((

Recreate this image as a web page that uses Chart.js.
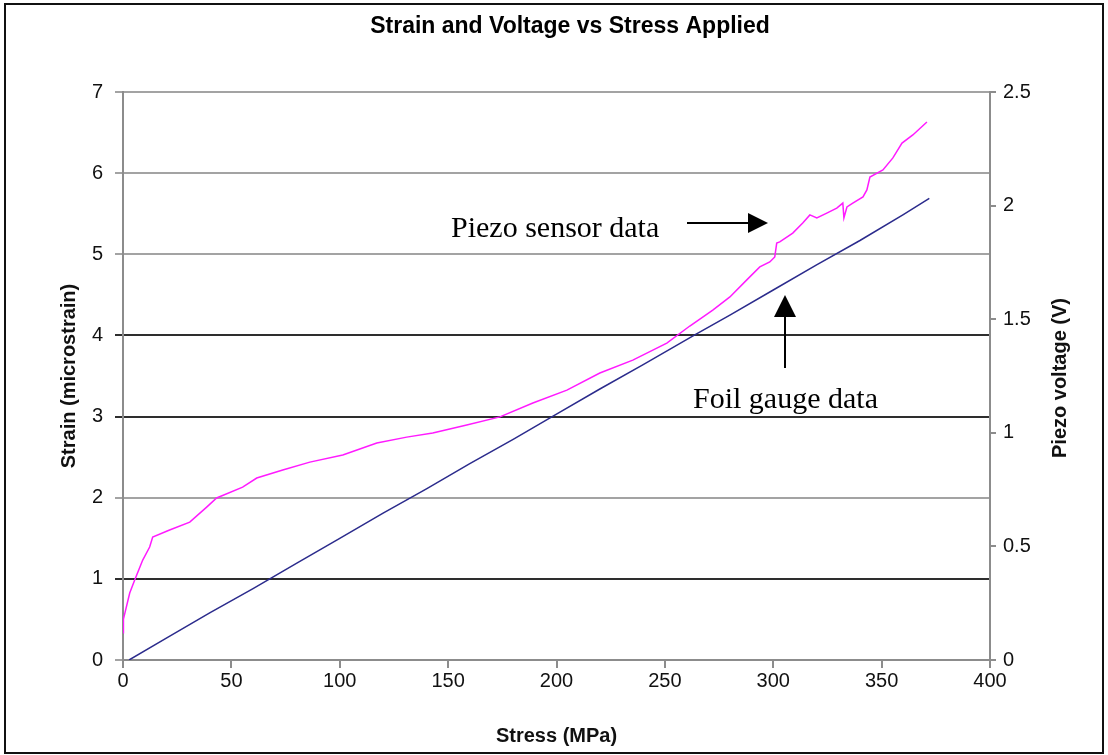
<!DOCTYPE html>
<html>
<head>
<meta charset="utf-8">
<title>Strain and Voltage vs Stress Applied</title>
<script src="https://cdn.jsdelivr.net/npm/chart.js@4.4.1/dist/chart.umd.min.js"></script>
<style>
  html, body { margin: 0; padding: 0; background: #fff; }
  #wrap { width: 1108px; height: 755px; }
</style>
</head>
<body>
<div id="wrap"><canvas id="graphCanvas" width="1108" height="755"></canvas></div>
<script>
// 応力 (MPa) とフォイルゲージのひずみ (microstrain)
var foilStress = [2.8, 20, 40, 60, 80, 100, 120, 140, 160, 180, 200, 220, 240, 264, 280, 300, 320, 340, 360, 372];
var foilStrain = [0, 0.27, 0.58, 0.88, 1.19, 1.50, 1.81, 2.11, 2.42, 2.72, 3.03, 3.34, 3.64, 4.01, 4.25, 4.56, 4.87, 5.17, 5.49, 5.69];

// 圧電センサーの電圧 (V)
var piezoStress = [0, 0.2, 3.1, 5.4, 9.1, 12.3, 13.7, 21.5, 30.8, 38.6, 43.2, 55.2, 61.7, 73.7, 86.2,
  101.4, 117.1, 130.9, 142.9, 158.6, 173.9, 189.1, 204.8, 220.0, 235.2, 250.9, 261.5, 272.1, 280.0,
  287.8, 293.8, 298.4, 300.7, 301.6, 303.0, 309.0, 313.6, 316.9, 320.1, 324.7, 329.3, 332.1, 332.6,
  334.0, 336.7, 341.4, 343.2, 344.6, 350.6, 355.2, 359.4, 364.4, 370.9];
var piezoVolt = [0.12, 0.18, 0.295, 0.352, 0.44, 0.497, 0.541, 0.572, 0.607, 0.673, 0.713, 0.761, 0.801, 0.836, 0.871,
  0.902, 0.955, 0.981, 0.999, 1.034, 1.07, 1.131, 1.188, 1.263, 1.32, 1.395, 1.47, 1.54, 1.598,
  1.673, 1.73, 1.752, 1.774, 1.835, 1.84, 1.879, 1.923, 1.959, 1.946, 1.967, 1.989, 2.011, 1.946,
  1.994, 2.011, 2.038, 2.069, 2.126, 2.157, 2.21, 2.275, 2.311, 2.368];

// 目盛り
var xTicks = [0, 50, 100, 150, 200, 250, 300, 350, 400];
var strainTicks = [0, 1, 2, 3, 4, 5, 6, 7];
var voltTicks = [0, 0.5, 1, 1.5, 2, 2.5];
var darkLines = [1, 3, 4];

var SANS = '"Liberation Sans", Arial, sans-serif';

function toPoints(xs, ys) {
  return xs.map(function(v, i) { return { x: v, y: ys[i] }; });
}

// タイトル・右軸タイトル・注釈・枠線
var decorPlugin = {
  id: 'decor',
  afterDraw: function(chart) {
    var ctx = chart.ctx;
    ctx.save();
    ctx.fillStyle = '#000';
    ctx.font = 'bold 23px ' + SANS;
    ctx.textAlign = 'center';
    ctx.textBaseline = 'middle';
    ctx.fillText('Strain and Voltage vs Stress Applied', 570, 27);

    // 右軸タイトル（下から上へ）
    ctx.save();
    ctx.translate(1060, 378);
    ctx.rotate(-Math.PI / 2);
    ctx.font = 'bold 20px ' + SANS;
    ctx.fillStyle = '#111';
    ctx.fillText('Piezo voltage (V)', 0, 0);
    ctx.restore();

    ctx.font = '30px "Liberation Serif", "Times New Roman", serif';
    ctx.textAlign = 'left';
    ctx.textBaseline = 'alphabetic';
    ctx.fillText('Piezo sensor data', 451, 237);
    ctx.fillText('Foil gauge data', 693, 408);

    // 矢印
    ctx.strokeStyle = '#000';
    ctx.lineWidth = 2;
    ctx.beginPath();
    ctx.moveTo(687, 223); ctx.lineTo(750, 223);
    ctx.moveTo(785, 368); ctx.lineTo(785, 315);
    ctx.stroke();
    ctx.beginPath();
    ctx.moveTo(768, 223); ctx.lineTo(748, 213); ctx.lineTo(748, 233); ctx.closePath();
    ctx.fill();
    ctx.beginPath();
    ctx.moveTo(785, 295); ctx.lineTo(774, 317); ctx.lineTo(796, 317); ctx.closePath();
    ctx.fill();

    ctx.lineWidth = 2;
    ctx.strokeStyle = '#111';
    ctx.strokeRect(5, 4, 1098, 749);
    ctx.restore();
  }
};

var ctx = document.getElementById('graphCanvas').getContext('2d');
var myChart = new Chart(ctx, {
  type: 'line',
  data: {
    datasets: [{
      label: 'Piezo sensor data',
      data: toPoints(piezoStress, piezoVolt),
      yAxisID: 'y2',
      borderColor: '#ff1aff',
      borderWidth: 1.5,
      pointRadius: 0,
      tension: 0
    }, {
      label: 'Foil gauge data',
      data: toPoints(foilStress, foilStrain),
      yAxisID: 'y',
      borderColor: '#2b2b8c',
      borderWidth: 1.5,
      pointRadius: 0,
      tension: 0
    }]
  },
  options: {
    responsive: false,
    animation: false,
    layout: { padding: { top: 92, left: 0, right: 0, bottom: 0 } },
    plugins: {
      legend: { display: false },
      title: { display: false },
      tooltip: { enabled: false }
    },
    scales: {
      x: {
        type: 'linear',
        position: 'bottom',
        min: 0, max: 400,
        afterBuildTicks: function(s) { s.ticks = xTicks.map(function(v) { return { value: v }; }); },
        afterFit: function(s) { s.height = 95; },
        border: { color: '#8c8c8c', width: 2 },
        grid: { drawOnChartArea: false, color: '#8c8c8c', lineWidth: 2, tickLength: 8 },
        ticks: { color: '#111', padding: 1, maxRotation: 0, font: { family: SANS, size: 20 } },
        title: { display: true, text: 'Stress (MPa)', color: '#111', padding: { top: 0, bottom: 7 },
          font: { family: SANS, size: 20, weight: 'bold' } }
      },
      y: {
        position: 'left',
        min: 0, max: 7,
        afterBuildTicks: function(s) { s.ticks = strainTicks.map(function(v) { return { value: v }; }); },
        afterFit: function(s) { s.width = 123; },
        border: { color: '#8c8c8c', width: 2 },
        grid: {
          lineWidth: 2,
          tickLength: 8,
          color: function(c) {
            if (c.tick && darkLines.indexOf(c.tick.value) >= 0) return '#2e2e2e';
            return '#a3a3a3';
          }
        },
        ticks: { color: '#111', padding: 12, font: { family: SANS, size: 20 } },
        title: { display: true, text: 'Strain (microstrain)', color: '#111', padding: { top: 57, bottom: 0 },
          font: { family: SANS, size: 20, weight: 'bold' } }
      },
      y2: {
        position: 'right',
        min: 0, max: 2.5,
        afterBuildTicks: function(s) { s.ticks = voltTicks.map(function(v) { return { value: v }; }); },
        afterFit: function(s) { s.width = 118; },
        border: { color: '#8c8c8c', width: 2 },
        grid: { drawOnChartArea: false, color: '#8c8c8c', lineWidth: 2, tickLength: 6 },
        ticks: {
          color: '#111', padding: 7, font: { family: SANS, size: 20 },
          callback: function(v) { return String(v); }
        },
        title: { display: false }
      }
    }
  },
  plugins: [decorPlugin]
});
</script>
</body>
</html>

))

What you have to do: From the first line above down to the line with "var darkLines = [1, 3, 4];", reproduce every line and no others, omitting pictures.

Written response:
Recreate this image as a web page that uses Chart.js.
<!DOCTYPE html>
<html>
<head>
<meta charset="utf-8">
<title>Strain and Voltage vs Stress Applied</title>
<script src="https://cdn.jsdelivr.net/npm/chart.js@4.4.1/dist/chart.umd.min.js"></script>
<style>
  html, body { margin: 0; padding: 0; background: #fff; }
  #wrap { width: 1108px; height: 755px; }
</style>
</head>
<body>
<div id="wrap"><canvas id="graphCanvas" width="1108" height="755"></canvas></div>
<script>
// 応力 (MPa) とフォイルゲージのひずみ (microstrain)
var foilStress = [2.8, 20, 40, 60, 80, 100, 120, 140, 160, 180, 200, 220, 240, 264, 280, 300, 320, 340, 360, 372];
var foilStrain = [0, 0.27, 0.58, 0.88, 1.19, 1.50, 1.81, 2.11, 2.42, 2.72, 3.03, 3.34, 3.64, 4.01, 4.25, 4.56, 4.87, 5.17, 5.49, 5.69];

// 圧電センサーの電圧 (V)
var piezoStress = [0, 0.2, 3.1, 5.4, 9.1, 12.3, 13.7, 21.5, 30.8, 38.6, 43.2, 55.2, 61.7, 73.7, 86.2,
  101.4, 117.1, 130.9, 142.9, 158.6, 173.9, 189.1, 204.8, 220.0, 235.2, 250.9, 261.5, 272.1, 280.0,
  287.8, 293.8, 298.4, 300.7, 301.6, 303.0, 309.0, 313.6, 316.9, 320.1, 324.7, 329.3, 332.1, 332.6,
  334.0, 336.7, 341.4, 343.2, 344.6, 350.6, 355.2, 359.4, 364.4, 370.9];
var piezoVolt = [0.12, 0.18, 0.295, 0.352, 0.44, 0.497, 0.541, 0.572, 0.607, 0.673, 0.713, 0.761, 0.801, 0.836, 0.871,
  0.902, 0.955, 0.981, 0.999, 1.034, 1.07, 1.131, 1.188, 1.263, 1.32, 1.395, 1.47, 1.54, 1.598,
  1.673, 1.73, 1.752, 1.774, 1.835, 1.84, 1.879, 1.923, 1.959, 1.946, 1.967, 1.989, 2.011, 1.946,
  1.994, 2.011, 2.038, 2.069, 2.126, 2.157, 2.21, 2.275, 2.311, 2.368];

// 目盛り
var xTicks = [0, 50, 100, 150, 200, 250, 300, 350, 400];
var strainTicks = [0, 1, 2, 3, 4, 5, 6, 7];
var voltTicks = [0, 0.5, 1, 1.5, 2, 2.5];
var darkLines = [1, 3, 4];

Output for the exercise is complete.